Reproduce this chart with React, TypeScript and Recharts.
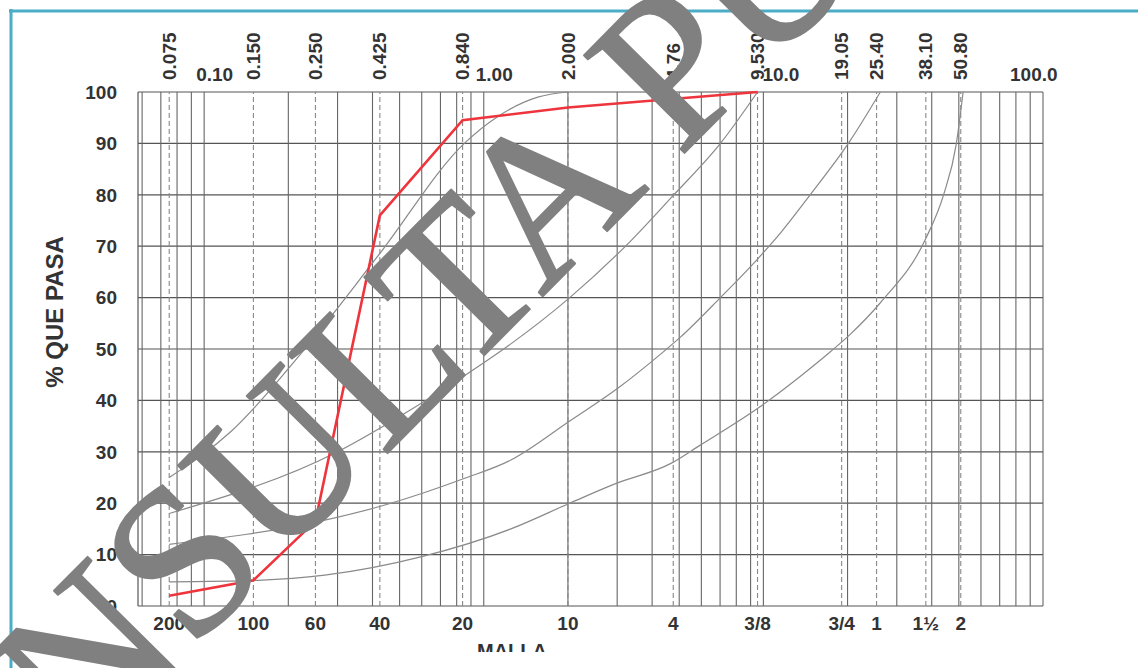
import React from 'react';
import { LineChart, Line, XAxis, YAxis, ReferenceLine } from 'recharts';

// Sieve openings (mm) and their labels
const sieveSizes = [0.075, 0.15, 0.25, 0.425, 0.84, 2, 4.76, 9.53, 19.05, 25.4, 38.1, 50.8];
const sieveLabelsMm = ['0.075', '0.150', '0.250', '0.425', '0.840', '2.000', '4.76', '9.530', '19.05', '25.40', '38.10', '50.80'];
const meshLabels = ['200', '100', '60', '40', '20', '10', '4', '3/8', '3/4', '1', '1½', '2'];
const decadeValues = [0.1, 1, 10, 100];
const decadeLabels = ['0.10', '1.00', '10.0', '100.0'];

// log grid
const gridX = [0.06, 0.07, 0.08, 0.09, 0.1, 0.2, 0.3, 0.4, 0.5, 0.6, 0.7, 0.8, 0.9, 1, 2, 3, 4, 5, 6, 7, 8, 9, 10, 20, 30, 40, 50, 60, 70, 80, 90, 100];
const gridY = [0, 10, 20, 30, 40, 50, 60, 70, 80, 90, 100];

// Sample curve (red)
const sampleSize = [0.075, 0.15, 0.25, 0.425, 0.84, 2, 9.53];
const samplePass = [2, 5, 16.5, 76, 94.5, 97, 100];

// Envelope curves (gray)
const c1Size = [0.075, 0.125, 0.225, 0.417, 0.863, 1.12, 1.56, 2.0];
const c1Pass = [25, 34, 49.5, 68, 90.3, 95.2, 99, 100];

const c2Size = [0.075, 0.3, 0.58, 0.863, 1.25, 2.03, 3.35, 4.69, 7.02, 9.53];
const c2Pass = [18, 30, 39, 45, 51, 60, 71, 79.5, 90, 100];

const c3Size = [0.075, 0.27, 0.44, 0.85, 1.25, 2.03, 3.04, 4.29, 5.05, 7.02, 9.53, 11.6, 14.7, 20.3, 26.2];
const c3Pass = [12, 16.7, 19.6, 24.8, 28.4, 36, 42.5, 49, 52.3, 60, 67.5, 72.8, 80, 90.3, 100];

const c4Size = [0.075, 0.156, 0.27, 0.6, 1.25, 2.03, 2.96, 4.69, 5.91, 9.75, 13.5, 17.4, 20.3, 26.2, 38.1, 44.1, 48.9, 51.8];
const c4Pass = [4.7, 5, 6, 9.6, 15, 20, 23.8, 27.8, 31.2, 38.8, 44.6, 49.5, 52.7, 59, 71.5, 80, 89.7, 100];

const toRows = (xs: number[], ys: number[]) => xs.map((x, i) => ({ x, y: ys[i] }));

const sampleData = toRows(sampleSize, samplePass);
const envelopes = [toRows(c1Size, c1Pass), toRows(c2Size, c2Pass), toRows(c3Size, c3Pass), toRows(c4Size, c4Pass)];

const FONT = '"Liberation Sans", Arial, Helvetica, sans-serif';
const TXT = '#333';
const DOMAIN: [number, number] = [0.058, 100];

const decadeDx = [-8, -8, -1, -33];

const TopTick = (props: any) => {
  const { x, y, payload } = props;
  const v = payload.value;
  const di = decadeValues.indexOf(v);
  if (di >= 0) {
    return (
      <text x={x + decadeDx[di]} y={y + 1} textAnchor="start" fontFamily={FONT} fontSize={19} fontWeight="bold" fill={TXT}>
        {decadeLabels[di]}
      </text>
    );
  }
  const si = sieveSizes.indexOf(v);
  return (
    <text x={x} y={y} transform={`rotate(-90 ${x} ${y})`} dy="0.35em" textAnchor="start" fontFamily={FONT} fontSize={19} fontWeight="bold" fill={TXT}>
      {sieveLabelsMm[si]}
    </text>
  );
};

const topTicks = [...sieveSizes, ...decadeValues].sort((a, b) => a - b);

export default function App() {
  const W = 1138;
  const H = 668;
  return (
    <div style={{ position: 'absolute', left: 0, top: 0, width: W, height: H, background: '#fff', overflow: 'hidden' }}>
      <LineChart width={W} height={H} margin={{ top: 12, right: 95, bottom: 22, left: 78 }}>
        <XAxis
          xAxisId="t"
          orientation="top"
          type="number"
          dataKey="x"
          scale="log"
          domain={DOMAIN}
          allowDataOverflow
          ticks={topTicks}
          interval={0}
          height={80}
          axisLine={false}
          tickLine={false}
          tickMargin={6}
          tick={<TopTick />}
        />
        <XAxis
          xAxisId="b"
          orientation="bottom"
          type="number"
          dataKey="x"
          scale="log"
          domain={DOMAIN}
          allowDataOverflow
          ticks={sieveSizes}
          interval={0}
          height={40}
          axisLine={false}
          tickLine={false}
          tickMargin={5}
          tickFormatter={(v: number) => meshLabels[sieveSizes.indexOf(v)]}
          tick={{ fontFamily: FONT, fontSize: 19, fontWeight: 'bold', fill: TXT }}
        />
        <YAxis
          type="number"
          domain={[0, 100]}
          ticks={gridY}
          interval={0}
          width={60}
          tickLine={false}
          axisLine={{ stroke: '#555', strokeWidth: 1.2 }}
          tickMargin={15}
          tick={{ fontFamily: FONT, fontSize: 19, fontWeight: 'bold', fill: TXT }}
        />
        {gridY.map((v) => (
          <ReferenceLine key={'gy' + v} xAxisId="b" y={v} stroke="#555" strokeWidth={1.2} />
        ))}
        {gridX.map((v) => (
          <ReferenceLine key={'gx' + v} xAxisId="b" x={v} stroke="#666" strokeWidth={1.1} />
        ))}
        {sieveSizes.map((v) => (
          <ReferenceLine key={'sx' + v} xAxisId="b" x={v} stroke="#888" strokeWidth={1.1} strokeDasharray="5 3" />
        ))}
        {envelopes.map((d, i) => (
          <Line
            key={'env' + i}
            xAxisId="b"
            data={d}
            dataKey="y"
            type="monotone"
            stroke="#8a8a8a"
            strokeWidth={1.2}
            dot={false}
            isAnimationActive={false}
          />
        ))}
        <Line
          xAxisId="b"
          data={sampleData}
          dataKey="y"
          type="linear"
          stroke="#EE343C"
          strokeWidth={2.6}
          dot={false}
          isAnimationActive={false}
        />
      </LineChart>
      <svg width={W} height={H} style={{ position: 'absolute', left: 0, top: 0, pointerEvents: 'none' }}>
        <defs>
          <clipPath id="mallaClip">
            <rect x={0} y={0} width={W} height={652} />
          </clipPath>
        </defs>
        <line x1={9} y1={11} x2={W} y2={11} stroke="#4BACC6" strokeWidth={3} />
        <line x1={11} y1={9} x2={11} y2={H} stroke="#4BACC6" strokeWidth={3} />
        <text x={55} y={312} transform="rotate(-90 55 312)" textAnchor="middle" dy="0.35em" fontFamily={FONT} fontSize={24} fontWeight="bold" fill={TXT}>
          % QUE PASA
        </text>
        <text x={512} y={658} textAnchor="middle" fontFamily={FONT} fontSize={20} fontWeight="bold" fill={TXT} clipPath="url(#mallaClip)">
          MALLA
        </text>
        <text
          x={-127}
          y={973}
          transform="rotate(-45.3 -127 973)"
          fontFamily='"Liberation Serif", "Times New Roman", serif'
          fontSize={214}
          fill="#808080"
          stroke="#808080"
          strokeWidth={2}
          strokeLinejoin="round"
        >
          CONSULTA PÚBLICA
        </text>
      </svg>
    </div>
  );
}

□ □ □

## Written problem
Give the material again exactly as it is, but keep the pictures out.

## Completed exercise
Reproduce this chart with React, TypeScript and Recharts.
import React from 'react';
import { LineChart, Line, XAxis, YAxis, ReferenceLine } from 'recharts';

// Sieve openings (mm) and their labels
const sieveSizes = [0.075, 0.15, 0.25, 0.425, 0.84, 2, 4.76, 9.53, 19.05, 25.4, 38.1, 50.8];
const sieveLabelsMm = ['0.075', '0.150', '0.250', '0.425', '0.840', '2.000', '4.76', '9.530', '19.05', '25.40', '38.10', '50.80'];
const meshLabels = ['200', '100', '60', '40', '20', '10', '4', '3/8', '3/4', '1', '1½', '2'];
const decadeValues = [0.1, 1, 10, 100];
const decadeLabels = ['0.10', '1.00', '10.0', '100.0'];

// log grid
const gridX = [0.06, 0.07, 0.08, 0.09, 0.1, 0.2, 0.3, 0.4, 0.5, 0.6, 0.7, 0.8, 0.9, 1, 2, 3, 4, 5, 6, 7, 8, 9, 10, 20, 30, 40, 50, 60, 70, 80, 90, 100];
const gridY = [0, 10, 20, 30, 40, 50, 60, 70, 80, 90, 100];

// Sample curve (red)
const sampleSize = [0.075, 0.15, 0.25, 0.425, 0.84, 2, 9.53];
const samplePass = [2, 5, 16.5, 76, 94.5, 97, 100];

// Envelope curves (gray)
const c1Size = [0.075, 0.125, 0.225, 0.417, 0.863, 1.12, 1.56, 2.0];
const c1Pass = [25, 34, 49.5, 68, 90.3, 95.2, 99, 100];

const c2Size = [0.075, 0.3, 0.58, 0.863, 1.25, 2.03, 3.35, 4.69, 7.02, 9.53];
const c2Pass = [18, 30, 39, 45, 51, 60, 71, 79.5, 90, 100];

const c3Size = [0.075, 0.27, 0.44, 0.85, 1.25, 2.03, 3.04, 4.29, 5.05, 7.02, 9.53, 11.6, 14.7, 20.3, 26.2];
const c3Pass = [12, 16.7, 19.6, 24.8, 28.4, 36, 42.5, 49, 52.3, 60, 67.5, 72.8, 80, 90.3, 100];

const c4Size = [0.075, 0.156, 0.27, 0.6, 1.25, 2.03, 2.96, 4.69, 5.91, 9.75, 13.5, 17.4, 20.3, 26.2, 38.1, 44.1, 48.9, 51.8];
const c4Pass = [4.7, 5, 6, 9.6, 15, 20, 23.8, 27.8, 31.2, 38.8, 44.6, 49.5, 52.7, 59, 71.5, 80, 89.7, 100];

const toRows = (xs: number[], ys: number[]) => xs.map((x, i) => ({ x, y: ys[i] }));

const sampleData = toRows(sampleSize, samplePass);
const envelopes = [toRows(c1Size, c1Pass), toRows(c2Size, c2Pass), toRows(c3Size, c3Pass), toRows(c4Size, c4Pass)];

const FONT = '"Liberation Sans", Arial, Helvetica, sans-serif';
const TXT = '#333';
const DOMAIN: [number, number] = [0.058, 100];

const decadeDx = [-8, -8, -1, -33];

const TopTick = (props: any) => {
  const { x, y, payload } = props;
  const v = payload.value;
  const di = decadeValues.indexOf(v);
  if (di >= 0) {
    return (
      <text x={x + decadeDx[di]} y={y + 1} textAnchor="start" fontFamily={FONT} fontSize={19} fontWeight="bold" fill={TXT}>
        {decadeLabels[di]}
      </text>
    );
  }
  const si = sieveSizes.indexOf(v);
  return (
    <text x={x} y={y} transform={`rotate(-90 ${x} ${y})`} dy="0.35em" textAnchor="start" fontFamily={FONT} fontSize={19} fontWeight="bold" fill={TXT}>
      {sieveLabelsMm[si]}
    </text>
  );
};

const topTicks = [...sieveSizes, ...decadeValues].sort((a, b) => a - b);

export default function App() {
  const W = 1138;
  const H = 668;
  return (
    <div style={{ position: 'absolute', left: 0, top: 0, width: W, height: H, background: '#fff', overflow: 'hidden' }}>
      <LineChart width={W} height={H} margin={{ top: 12, right: 95, bottom: 22, left: 78 }}>
        <XAxis
          xAxisId="t"
          orientation="top"
          type="number"
          dataKey="x"
          scale="log"
          domain={DOMAIN}
          allowDataOverflow
          ticks={topTicks}
          interval={0}
          height={80}
          axisLine={false}
          tickLine={false}
          tickMargin={6}
          tick={<TopTick />}
        />
        <XAxis
          xAxisId="b"
          orientation="bottom"
          type="number"
          dataKey="x"
          scale="log"
          domain={DOMAIN}
          allowDataOverflow
          ticks={sieveSizes}
          interval={0}
          height={40}
          axisLine={false}
          tickLine={false}
          tickMargin={5}
          tickFormatter={(v: number) => meshLabels[sieveSizes.indexOf(v)]}
          tick={{ fontFamily: FONT, fontSize: 19, fontWeight: 'bold', fill: TXT }}
        />
        <YAxis
          type="number"
          domain={[0, 100]}
          ticks={gridY}
          interval={0}
          width={60}
          tickLine={false}
          axisLine={{ stroke: '#555', strokeWidth: 1.2 }}
          tickMargin={15}
          tick={{ fontFamily: FONT, fontSize: 19, fontWeight: 'bold', fill: TXT }}
        />
        {gridY.map((v) => (
          <ReferenceLine key={'gy' + v} xAxisId="b" y={v} stroke="#555" strokeWidth={1.2} />
        ))}
        {gridX.map((v) => (
          <ReferenceLine key={'gx' + v} xAxisId="b" x={v} stroke="#666" strokeWidth={1.1} />
        ))}
        {sieveSizes.map((v) => (
          <ReferenceLine key={'sx' + v} xAxisId="b" x={v} stroke="#888" strokeWidth={1.1} strokeDasharray="5 3" />
        ))}
        {envelopes.map((d, i) => (
          <Line
            key={'env' + i}
            xAxisId="b"
            data={d}
            dataKey="y"
            type="monotone"
            stroke="#8a8a8a"
            strokeWidth={1.2}
            dot={false}
            isAnimationActive={false}
          />
        ))}
        <Line
          xAxisId="b"
          data={sampleData}
          dataKey="y"
          type="linear"
          stroke="#EE343C"
          strokeWidth={2.6}
          dot={false}
          isAnimationActive={false}
        />
      </LineChart>
      <svg width={W} height={H} style={{ position: 'absolute', left: 0, top: 0, pointerEvents: 'none' }}>
        <defs>
          <clipPath id="mallaClip">
            <rect x={0} y={0} width={W} height={652} />
          </clipPath>
        </defs>
        <line x1={9} y1={11} x2={W} y2={11} stroke="#4BACC6" strokeWidth={3} />
        <line x1={11} y1={9} x2={11} y2={H} stroke="#4BACC6" strokeWidth={3} />
        <text x={55} y={312} transform="rotate(-90 55 312)" textAnchor="middle" dy="0.35em" fontFamily={FONT} fontSize={24} fontWeight="bold" fill={TXT}>
          % QUE PASA
        </text>
        <text x={512} y={658} textAnchor="middle" fontFamily={FONT} fontSize={20} fontWeight="bold" fill={TXT} clipPath="url(#mallaClip)">
          MALLA
        </text>
        <text
          x={-127}
          y={973}
          transform="rotate(-45.3 -127 973)"
          fontFamily='"Liberation Serif", "Times New Roman", serif'
          fontSize={214}
          fill="#808080"
          stroke="#808080"
          strokeWidth={2}
          strokeLinejoin="round"
        >
          CONSULTA PÚBLICA
        </text>
      </svg>
    </div>
  );
}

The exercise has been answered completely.